Todos los regímenes totalitarios, da igual el signo que tengan, presentan una raigambre común. Sueñan con una solución perfecta que remedie los problemas que acucian al hombre desde tiempo inmemorial. Son totalitarismos porque buscan una solución total, y también porque están dispuestos a todo, con tal de conseguir esa quimera. La panacea que anuncian solo puede producir un efecto: el bien común. Solo cuando todos estemos en perfectas condiciones podremos afirmar que hemos conseguido una solución idónea. Avalados por esta idealización, intentan remediar las injusticias que ellos consideran execrables, todas aquellas cosas que impiden alcanzar ese estado fetén. De este modo, conceden prerrogativas y exenciones que benefician a distintos grupos de individuos. Pero no se percatan de que cualquier beneficio conlleva siempre un perjuicio equivalente que recae necesariamente sobre todos los que no son objeto de la generosidad del benefactor. El paraíso anunciado solo funciona en las mentes utópicas y perfeccionistas de esos líderes y lacayos totalitarios.

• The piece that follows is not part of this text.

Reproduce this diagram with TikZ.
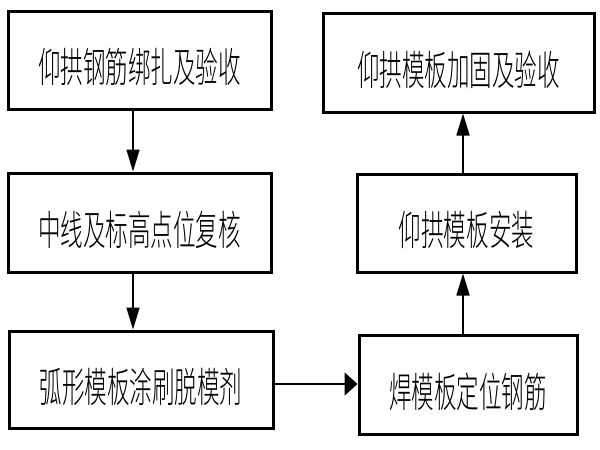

En realidad es imposible que todo el mundo resulte beneficiado siempre. Cuando se beneficia a unos, se hace a costa de los demás, que normalmente se convierten en esclavos de los primeros (Ayn Rand: “Muchas personas creen que el altruismo significa bondad, benevolencia, o respeto por los derechos de los otros. Pero significa exactamente lo opuesto: enseña el sacrificio personal, así como también el sacrificio de los otros ante cualquier necesidad pública no especificada; considera al hombre como un animal de sacrificio”). Algunas veces esta elección y estos privilegios se basan en un prejuicio racial, como ocurrió en la Alemania nazi. En otras ocasiones surgen como consecuencia de un rencor de clase, y acaban amparando una tiranía comunista. La mayoría de las veces, sin embargo, son fruto de unas ideas más elaboradas, aparentan modernidad (sus promotores no están dispuestos a todo, como si ocurre en los otros totalitarismos), avalan unas medidas constitucionales, un marco legislativo, y una representación parlamentaria. No obstante, estos nuevos regímenes, democráticos, persisten en la idea de apadrinar y favorecer a distintos grupos de individuos, al objeto de que todos acaben siendo beneficiados (esta es otra esencia del totalitarismo, la de querer una solución total).
Como he dicho, el totalitarismo se caracteriza por dos cosas, por buscar una solución total y por estar dispuesto a todo. Pero el totalitarismo moderno: la democracia, en vista de las masacres que se han llegado a cometer para alcanzar esos objetivos omnímodos, ha intentado lavar su imagen y ha sabido renunciar a la segunda cualidad: la de estar dispuesto a todo. Sin embargo, no por ello deja de ser un totalitarismo. Persisten las soluciones globales que buscan un mundo imaginario irreal, y que intentan usar los medios legales necesarios para ir consiguiendo sus propósitos. El mundo que imaginan los demócratas es el que ellos consideran mejor, un mundo maravilloso donde todos seremos finalmente felices, es decir, iguales. Pero en realidad las personas somos diferentes, carecemos de los gustos que tienen los líderes electos, no obtenemos la felicidad con las mismas soluciones. Así que ese mundo imaginado solo se puede implementar a través de la coacción y la dominación que ejerce la mayoría de votantes, amparados por la democracia.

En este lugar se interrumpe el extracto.